I have heard that people with autism cannot lie. I’m not sure if this is true, or simply an observation that has been made of certain people with autism. In my case, I don’t think I’ve ever told a straight out lie. I have told half truths or exaggerations at some points in my life, but I don’t recall ever telling the opposite of the truth.

For me, it just doesn’t make sense to lie. If you do something that you shouldn’t do, you should tell the truth and deal with the consequences. The consequences will usually happen eventually anyway so you might as well tell the truth and get it over with than lie and draw it out. I’m not sure if I always had that philosophy, that there was no point to lying, or if I simply did not have the capacity to lie when I was younger.

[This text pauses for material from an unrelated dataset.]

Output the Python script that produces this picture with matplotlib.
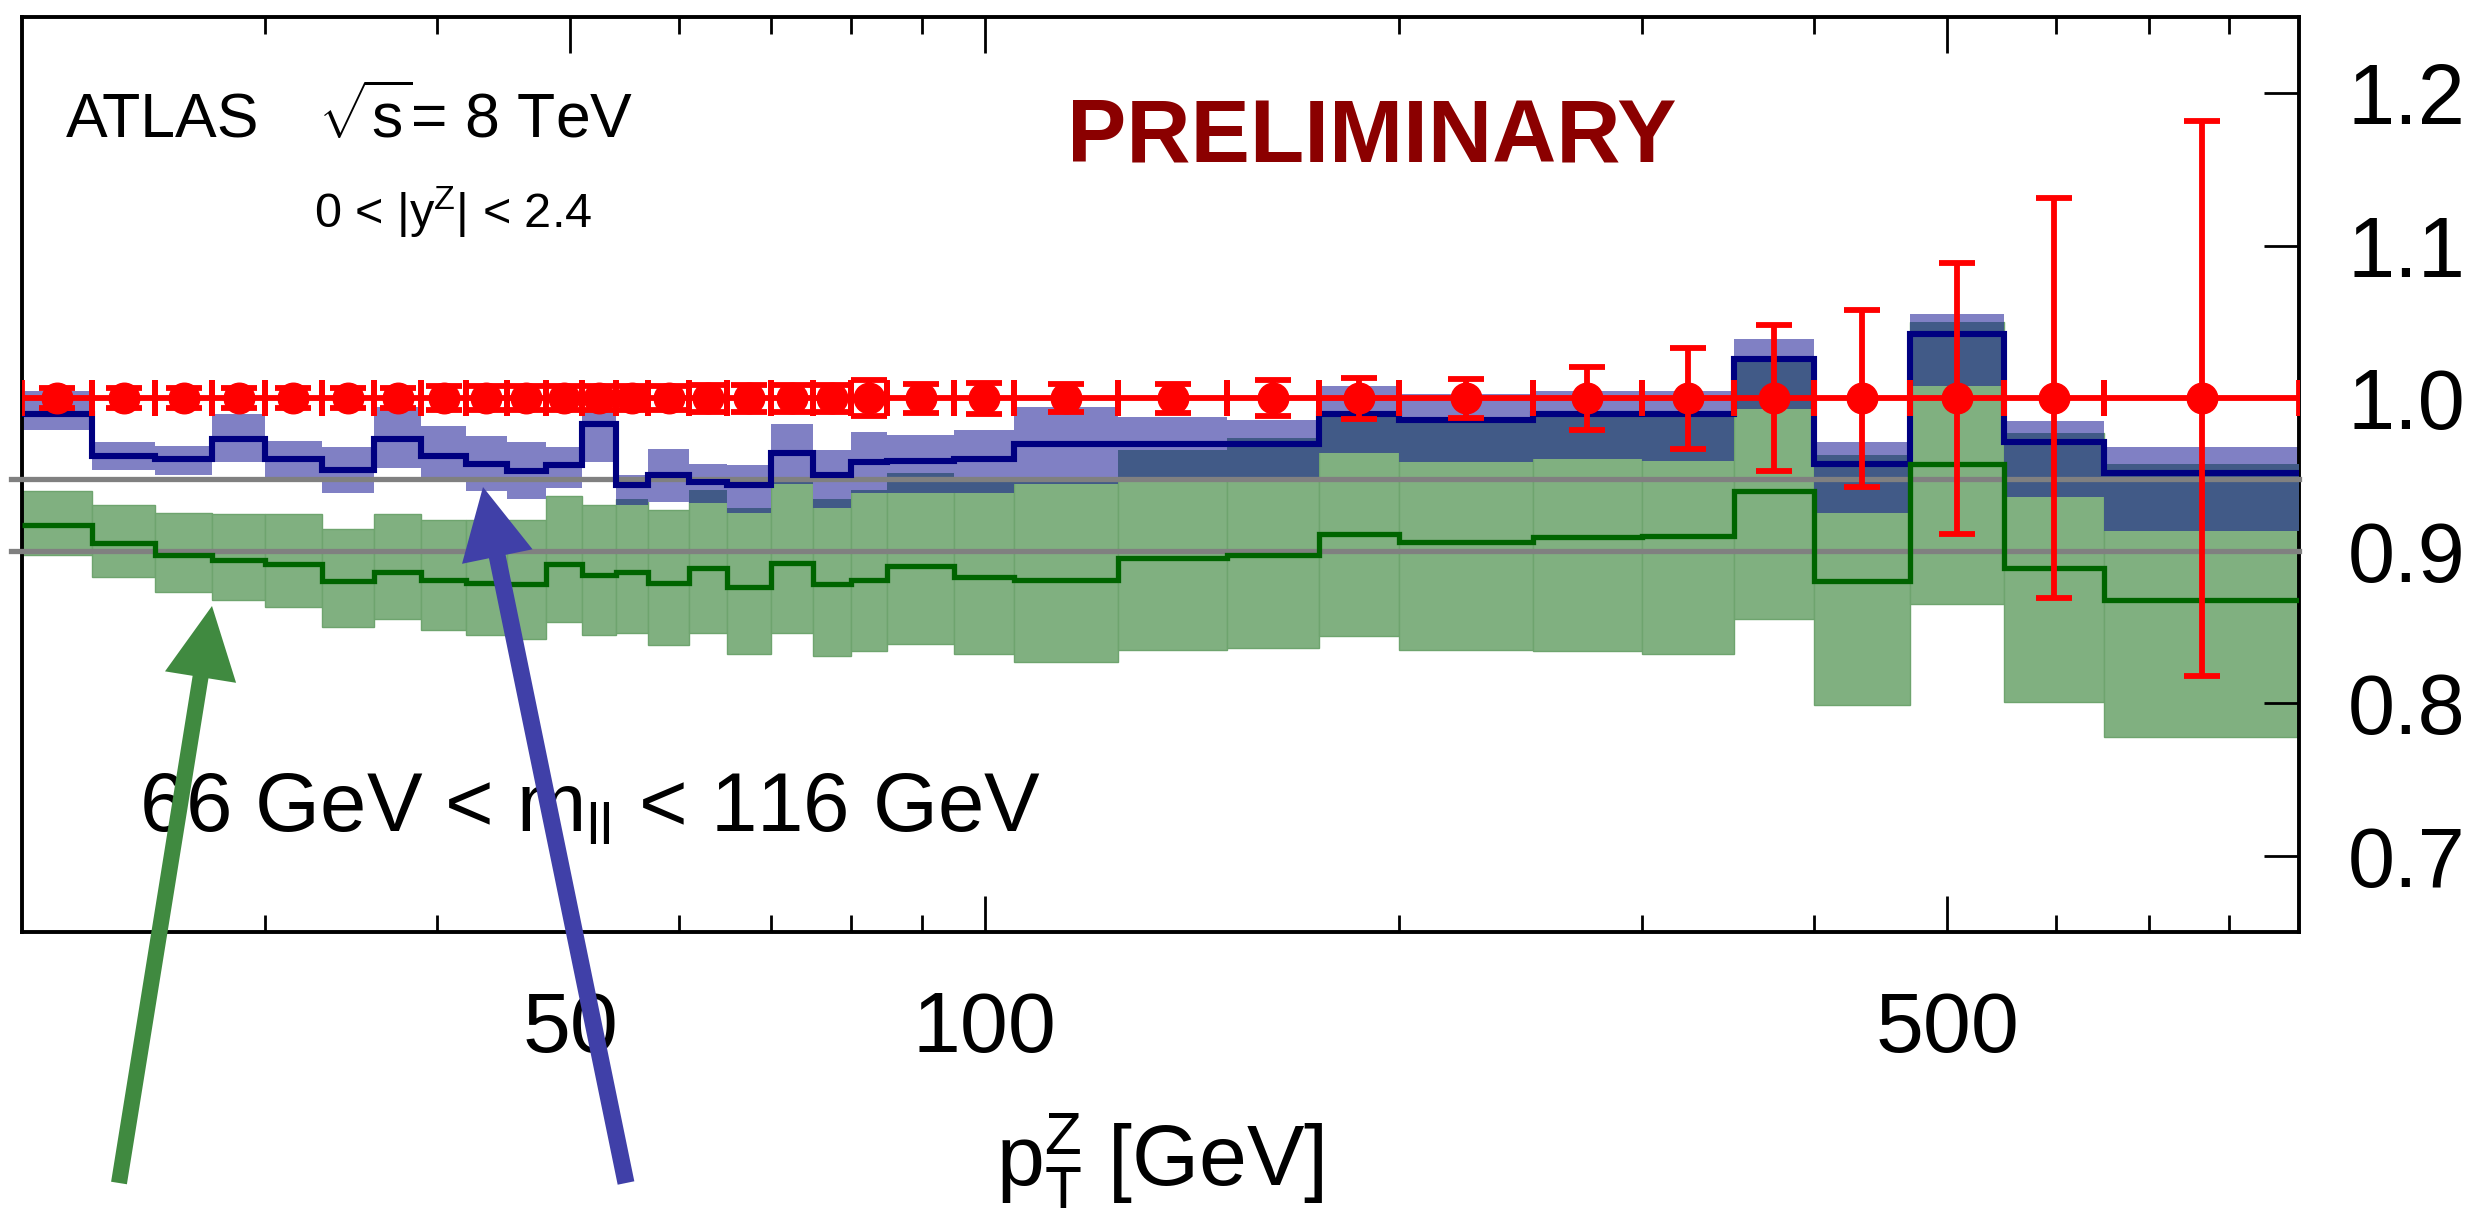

I also don’t feel the need to lie when someone asks me a question. For example, if someone were to ask me if a dress looked good on them, I would answer honestly rather than just saying yes to make them feel better. I don’t think it’s effective to tell “white lies” because then I wouldn’t be able to show when I truly do mean something. If I say something I don’t mean, then when I mean something how can I say it differently? Maybe other people have a way of saying things differently when they mean it and a way when they don’t mean it, but for me I think it would all come out the same way.

Although I have at times been half truthful in order to get out of trouble, I don’t believe I have ever been half truthful in what I tell others about themselves. Most, if not all, of my lies have been to get out of trouble for homework. (Homework is the bane of my existence.) Although I did feel compelled at times to exaggerate my circumstances about why I could not finish my homework, I have never felt compelled to lie about how I felt about others or how I saw others. In fact, if anything I have felt compelled to be overly honest.

In the past couple days, I have been reminiscing by looking through some old messages that I sent people over the years. I am amazed at how blunt and inconsiderate I once was. Not that I was ever dishonest or intentionally harsh or malicious, but I did tell people more than they needed to hear and I tended to tell people things in more direct ways than necessary. Actually, I’m not sure if I’m any better at not being so blunt now.

I feel that my honesty came out too harshly in some of these situations, but at the time I did not feel right about not saying the things I said. I felt the need to tell everyone exactly what I saw and thought. One of the reasons for this may have been that I was so curious about what everyone else saw and thought that I felt that if I let everyone know my feelings, maybe they would let me know theirs. This didn’t really work of course because other people have more of a filter than I do.

Anyway, since then I have learned how to be honest without being so blunt. I can’t say whether or not my execution coincides with what I have learned, but I have learned it nonetheless.